Over on io9, Charlie Jane Anders interviews Guy Gavriel Kay on the occasion of his latest historically inflected fantasy, Children of Earth and Sky, a novel centered on the city of Seressa, a canal-and-lagoon locale that leads a trading empire facing the encroaching invasion of the Khalif from the east. Mr. Kay may be best known for his first historical fantasy, Tigana, a book that the Beamers read in its 10th Anniversary edition (2000). Or Tolkien fans will appreciate his work with Tolkien’s son Christopher to bring out The Silmarillion in 1977. And roleplayers may associate him with the Fionavar Tapestry, a gamers-meet-magic saga inspired by his work on The Silmarillion.
Whatever the connection, readers finding Mr. Kay will encounter a level of verisimilitude in placing history inside fantasy that is unmatched by other current authors. And a range that is broad, as well, whether it be Renaissance Italy (Tigana), the Spain of El Cid (The Lions of al-Rassan), China in the Tang and Song dynasties (Under Heaven, River of Stars), the Provence of the troubadors (A Song for Arbonne) or a contemporary Provence haunted still by the echoes of Roman legionnaires marching to war (Ysabel).

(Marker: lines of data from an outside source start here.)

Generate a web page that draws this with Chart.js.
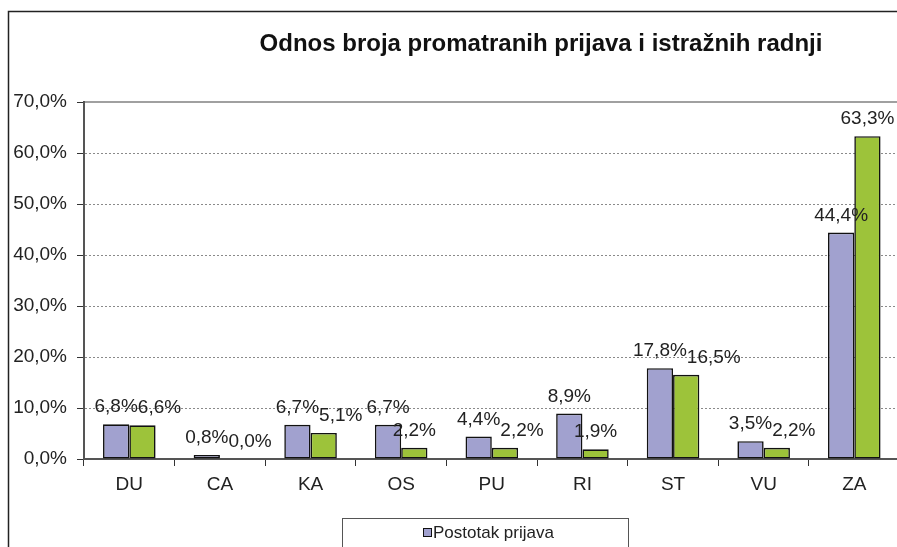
<!DOCTYPE html>
<html>
<head>
<meta charset="utf-8">
<script src="https://cdn.jsdelivr.net/npm/chart.js@4.4.1/dist/chart.umd.min.js"></script>
<style>
    html, body { margin: 0; padding: 0; background: #fff; overflow: hidden; }
    #wrap { width: 904px; height: 547px; }
</style>
</head>
<body>
<div id="wrap"><canvas id="chart" width="904" height="547"></canvas></div>
<script>
const categories = ["DU", "CA", "KA", "OS", "PU", "RI", "ST", "VU", "ZA"];
const postotakPrijava = [6.8, 0.8, 6.7, 6.7, 4.4, 8.9, 17.8, 3.5, 44.4];
const postotakRadnji = [6.6, 0.0, 5.1, 2.2, 2.2, 1.9, 16.5, 2.2, 63.3];
const seriesNames = ["Postotak prijava", "Postotak istražnih radnji"];
const yTicks = { min: 0, max: 70, step: 10 };
const chartTitle = "Odnos broja promatranih prijava i istražnih radnji";

const FONT = "'Liberation Sans', Arial, sans-serif";
const fmt = v => v.toFixed(1).replace(".", ",") + "%";

// white page plus the outer chart frame (left and top edges visible)
const framePlugin = {
    id: "frame",
    beforeDraw(chart) {
        const ctx = chart.ctx;
        ctx.save();
        ctx.fillStyle = "#fff";
        ctx.fillRect(0, 0, chart.width, chart.height);
        ctx.strokeStyle = "#222";
        ctx.lineWidth = 1.5;
        ctx.beginPath();
        ctx.moveTo(8.5, chart.height + 2);
        ctx.lineTo(8.5, 11.5);
        ctx.lineTo(chart.width + 2, 11.5);
        ctx.stroke();
        ctx.font = "bold 24px " + FONT;
        ctx.fillStyle = "#111";
        ctx.textAlign = "center";
        ctx.textBaseline = "middle";
        ctx.fillText(chartTitle, 541, 44);
        ctx.restore();
    }
};

// value labels above bars; second series label pushed right when it collides
const labelPlugin = {
    id: "barLabels",
    afterDatasetsDraw(chart) {
        const ctx = chart.ctx;
        ctx.save();
        ctx.font = "19px " + FONT;
        ctx.fillStyle = "#222";
        ctx.textAlign = "left";
        ctx.textBaseline = "alphabetic";
        const m0 = chart.getDatasetMeta(0).data;
        const m1 = chart.getDatasetMeta(1).data;
        const d0 = chart.data.datasets[0].data;
        const d1 = chart.data.datasets[1].data;
        for (let i = 0; i < m0.length; i++) {
            const t0 = fmt(d0[i]), t1 = fmt(d1[i]);
            const w0 = ctx.measureText(t0).width, w1 = ctx.measureText(t1).width;
            const x0 = m0[i].x - w0 / 2, y0 = m0[i].y - 12;
            let x1 = m1[i].x - w1 / 2;
            const y1 = m1[i].y - 12;
            if (Math.abs(y0 - y1) < 14 && x1 < x0 + w0) x1 = x0 + w0;
            ctx.fillText(t0, x0, y0);
            ctx.fillText(t1, x1, y1);
        }
        ctx.restore();
    }
};

// bordered legend box under the axis
const legendPlugin = {
    id: "boxLegend",
    afterDraw(chart) {
        const ctx = chart.ctx;
        ctx.save();
        ctx.strokeStyle = "#555";
        ctx.lineWidth = 1;
        ctx.strokeRect(342.5, 518.5, 286, 60);
        ctx.font = "17px " + FONT;
        ctx.textBaseline = "middle";
        ctx.textAlign = "left";
        chart.data.datasets.forEach((ds, k) => {
            const y = 533 + k * 22;
            ctx.fillStyle = ds.backgroundColor;
            ctx.fillRect(423.5, y - 4.5, 8, 8);
            ctx.strokeStyle = "#111";
            ctx.strokeRect(423.5, y - 4.5, 8, 8);
            ctx.fillStyle = "#222";
            ctx.fillText(ds.label, 433, y);
        });
        ctx.restore();
    }
};

new Chart(document.getElementById("chart"), {
    type: "bar",
    data: {
        labels: categories,
        datasets: [
            {
                label: seriesNames[0],
                data: postotakPrijava,
                backgroundColor: "#A1A1CF",
                borderColor: "#111",
                borderWidth: 1.6,
                borderSkipped: false
            },
            {
                label: seriesNames[1],
                data: postotakRadnji,
                backgroundColor: "#9DC33A",
                borderColor: "#111",
                borderWidth: 1.6,
                borderSkipped: false
            }
        ]
    },
    options: {
        responsive: false,
        animation: false,
        layout: { padding: { left: 0, top: 102, right: 4.4, bottom: 0 } },
        datasets: { bar: { categoryPercentage: 0.58, barPercentage: 1 } },
        plugins: {
            legend: { display: false },
            title: { display: false },
            tooltip: { enabled: false }
        },
        scales: {
            x: {
                type: "category",
                position: "bottom",
                afterFit: s => { s.height = 88; },
                grid: { offset: true, drawOnChartArea: false, tickLength: 7, tickColor: "#333", tickWidth: 1 },
                border: { color: "#555", width: 2 },
                ticks: { color: "#222", padding: 7, font: { family: FONT, size: 19 } }
            },
            x2: {
                type: "category",
                position: "top",
                afterFit: s => { s.height = 0; },
                grid: { display: false, drawTicks: false },
                border: { color: "#A0A0A0", width: 2 },
                ticks: { display: false }
            },
            y: {
                min: yTicks.min,
                max: yTicks.max,
                afterFit: s => { s.width = 84; },
                grid: {
                    color: c => (c.tick.value === yTicks.min || c.tick.value === yTicks.max) ? "rgba(0,0,0,0)" : "#8A8A8A",
                    lineWidth: 1,
                    tickLength: 7,
                    tickColor: "#333",
                    tickWidth: 1
                },
                border: { color: "#555", width: 2, dash: [2, 2] },
                ticks: {
                    stepSize: yTicks.step,
                    padding: 10,
                    color: "#222",
                    font: { family: FONT, size: 19 },
                    callback: v => fmt(v)
                }
            }
        }
    },
    plugins: [framePlugin, labelPlugin, legendPlugin]
});
</script>
</body>
</html>
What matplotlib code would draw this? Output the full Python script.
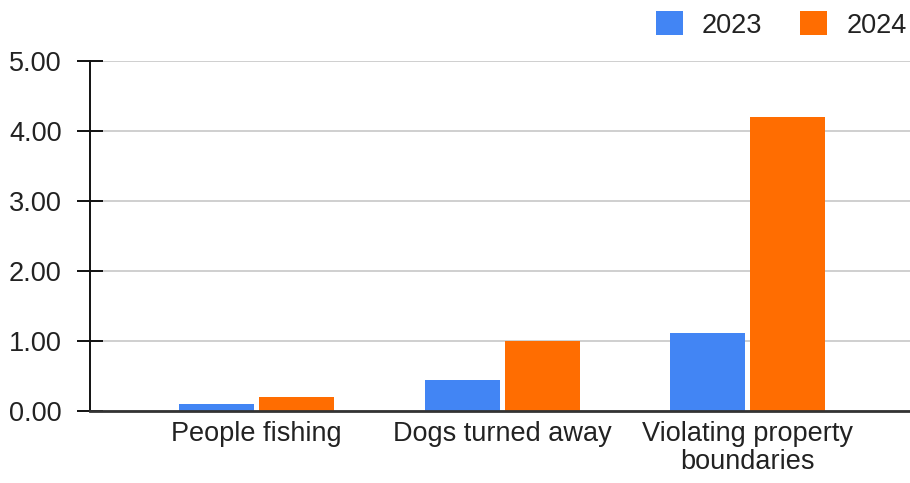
import matplotlib.pyplot as plt
import numpy as np
from matplotlib.patches import Patch

# chart data
categories = ["People fishing", "Dogs turned away", "Violating property\nboundaries"]
years = ["2023", "2024"]
values_2023 = [0.10, 0.44, 1.12]
values_2024 = [0.20, 1.00, 4.20]
yticks = [0, 1, 2, 3, 4, 5]

colors = ["#4285F4", "#FF6D01"]

plt.rcParams['font.family'] = ['Liberation Sans', 'DejaVu Sans']
fs = 19.5

fig = plt.figure(figsize=(9.1, 4.83), dpi=100)
ax = fig.add_axes([90 / 910, (483 - 411) / 483, 820 / 910, 350 / 483])

x = np.arange(len(categories))
width = 0.305
off = 0.163
ax.bar(x - off, values_2023, width, color=colors[0], zorder=3)
ax.bar(x + off, values_2024, width, color=colors[1], zorder=3)

ax.set_ylim(0, 5)
ax.set_xlim(-0.678, 2.66)
ax.set_yticks(yticks)
ax.set_yticklabels(["%.2f" % v for v in yticks])
ax.set_xticks(x)
ax.set_xticklabels(categories, linespacing=1.12)

# gridlines and axes
ax.yaxis.grid(True, color="#cccccc", linewidth=1.3, zorder=0)
for s in ["top", "right"]:
    ax.spines[s].set_visible(False)
ax.spines["left"].set_color("#111111")
ax.spines["left"].set_linewidth(1.4)
ax.spines["bottom"].set_color("#333333")
ax.spines["bottom"].set_linewidth(2)
ax.spines["bottom"].set_zorder(4)
ax.tick_params(axis="y", direction="inout", length=19, width=1.4, color="#111111",
               labelsize=fs, pad=11)
ax.tick_params(axis="x", length=0, labelsize=fs, pad=7)
for lbl in ax.get_xticklabels() + ax.get_yticklabels():
    lbl.set_color("#222222")

handles = [Patch(facecolor=c, label=y) for c, y in zip(colors, years)]
fig.legend(handles=handles, loc="upper right", bbox_to_anchor=(1.011, 1.005), ncol=2,
           frameon=False, fontsize=fs, handlelength=1.0, handleheight=1.0,
           handletextpad=0.7, columnspacing=1.4, borderaxespad=0.1,
           labelcolor="#222222")

plt.savefig("out.png", dpi=100)
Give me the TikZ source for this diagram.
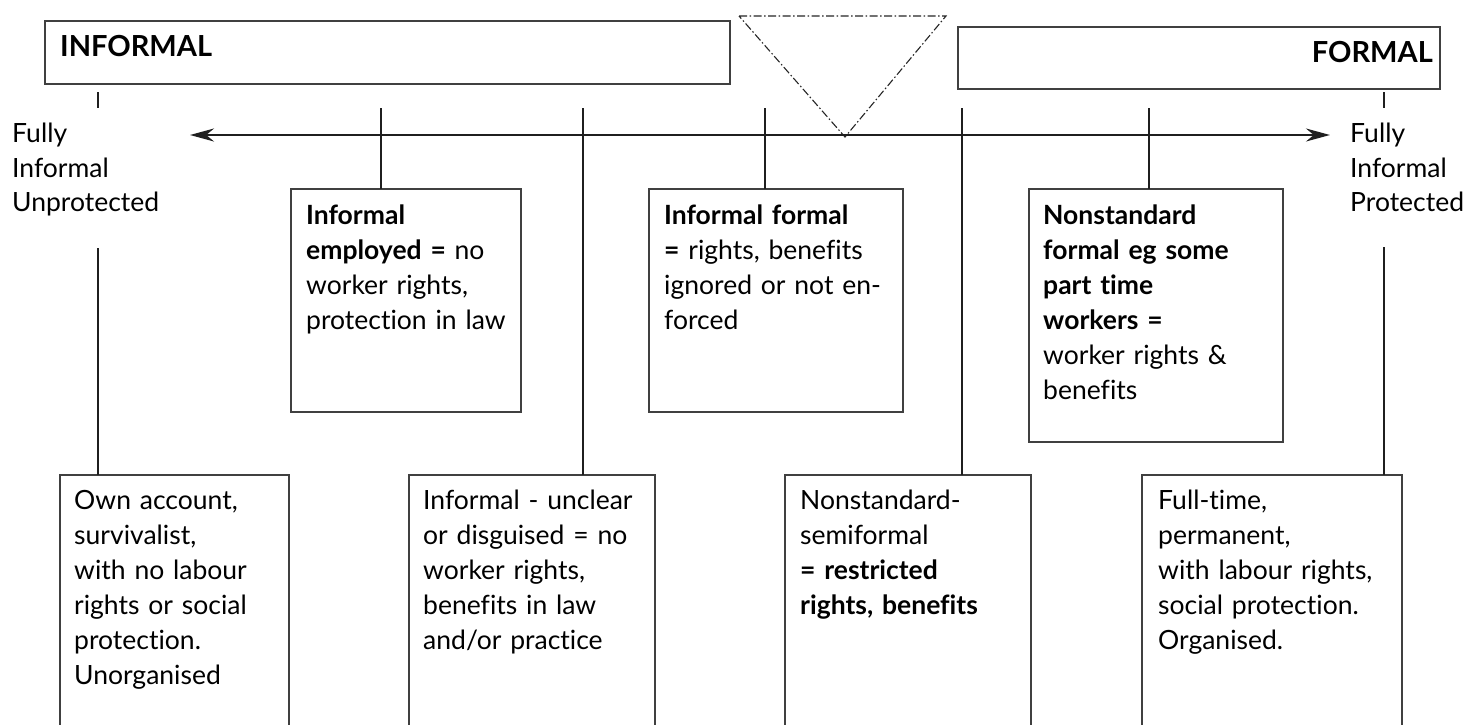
\documentclass[tikz,border=0pt]{standalone}
\usepackage{fontspec}
\setmainfont{Lato}[Ligatures=NoCommon]
\usetikzlibrary{arrows.meta}
\begin{document}
\begin{tikzpicture}[x=1pt,y=-1pt,
  box/.style={draw=black!75, line width=1.3pt, inner sep=0pt, outer sep=0pt, anchor=north west},
  link/.style={draw=black!88, line width=2.4pt},
  txt/.style={anchor=base west, inner sep=0pt, align=left, text width=#1, font=\fontsize{26.5}{35}\selectfont},
  head/.style={inner sep=0pt, font=\fontsize{29}{30}\selectfont\bfseries},
  tri/.style={draw=black!85, line width=1.1pt, dash pattern=on 8pt off 2.5pt on 1.5pt off 2.5pt}
]
\clip (0,0) rectangle (1470,725);
\fill[white] (0,0) rectangle (1470,725);

% header boxes
\node[box, minimum width=685pt, minimum height=63pt] (inf) at (45,21) {};
\node[head, anchor=base west] (infT) at (60,57) {INFORMAL};
\node[box, minimum width=482pt, minimum height=62pt] (frm) at (958,27) {};
\node[head, anchor=base east] (frmT) at (1433,63) {FORMAL};

% triangle
\coordinate (t1) at (739,16);
\coordinate (t2) at (946,16);
\coordinate (t3) at (845,137);
\draw[tri] (t1) -- (t2) -- (t3) -- cycle;

% main arrow
\coordinate (aL) at (190,135);
\coordinate (aR) at (1330,135);
\draw[draw=black!88, line width=2pt, {Stealth[length=24pt,width=13pt]}-{Stealth[length=24pt,width=13pt]}] (aL) -- (aR);

% end ticks
\coordinate (kL1) at (98,92);  \coordinate (kL2) at (98,108);
\coordinate (kR1) at (1384,92); \coordinate (kR2) at (1384,108);
\draw[link] (kL1) -- (kL2);
\draw[link] (kR1) -- (kR2);

% side labels
\node[txt=200pt] (lblL) at (12,142) {Fully\\Informal\\Unprotected};
\node[txt=130pt] (lblR) at (1350,142) {Fully\\Informal\\Protected};

% upper boxes
\node[box, minimum width=230pt, minimum height=223pt] (bA) at (291,189) {};
\node[box, minimum width=254pt, minimum height=223pt] (bB) at (649,189) {};
\node[box, minimum width=254pt, minimum height=253pt] (bC) at (1029,189) {};

% lower boxes (cut off at the bottom)
\node[box, minimum width=229pt, minimum height=300pt] (b1) at (60,475) {};
\node[box, minimum width=246pt, minimum height=300pt] (b2) at (409,475) {};
\node[box, minimum width=246pt, minimum height=300pt] (b3) at (785,475) {};
\node[box, minimum width=260pt, minimum height=300pt] (b4) at (1142,475) {};

% connectors
\coordinate (cA) at (381,108);
\coordinate (c2) at (583,108);
\coordinate (cB) at (765,108);
\coordinate (c3) at (962,108);
\coordinate (cC) at (1149,108);
\coordinate (c1) at (98,248);
\coordinate (c4) at (1384,247);
\draw[link] (cA) -- (cA |- bA.north);
\draw[link] (c2) -- (c2 |- b2.north);
\draw[link] (cB) -- (cB |- bB.north);
\draw[link] (c3) -- (c3 |- b3.north);
\draw[link] (cC) -- (cC |- bC.north);
\draw[link] (c1) -- (c1 |- b1.north);
\draw[link] (c4) -- (c4 |- b4.north);

% box texts
\node[txt=215pt] (tA) at (306,224) {\textbf{Informal}\\\textbf{employed =} no\\worker rights,\\protection in law};
\node[txt=240pt] (tB) at (664,224) {\textbf{Informal formal}\\\textbf{=} rights, benefits\\ignored or not en-\\forced};
\node[txt=240pt] (tC) at (1043,224) {\textbf{Nonstandard}\\\textbf{formal eg some}\\\textbf{part time}\\\textbf{workers =}\\worker rights \&\\benefits};

\node[txt=215pt] (t1x) at (74,509) {Own account,\\survivalist,\\with no labour\\rights or social\\protection.\\Unorganised};
\node[txt=230pt] (t2x) at (423,509) {Informal - unclear\\or disguised = no\\worker rights,\\benefits in law\\and/or practice};
\node[txt=230pt] (t3x) at (800,509) {Nonstandard-\\semiformal\\\textbf{= restricted}\\\textbf{rights, benefits}};
\node[txt=245pt] (t4x) at (1158,509) {Full-time,\\permanent,\\with labour rights,\\social protection.\\Organised.};
\end{tikzpicture}
\end{document}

In all cases, Mr. Kay will focus on the full spectrum of people who make up history, from princes to paupers, often with a determined sympathy for the folks who make history but seldom get recorded in it. Children of Earth and Sky was inspired by his research on the Uskok inhabitants of the Croatian town of Senj, noted as pirates, as brigands, as noble Christian warriors, and as loyal defenders of the Habsburg emperors. Needless to say, all of it is true and none of it is, at the same time.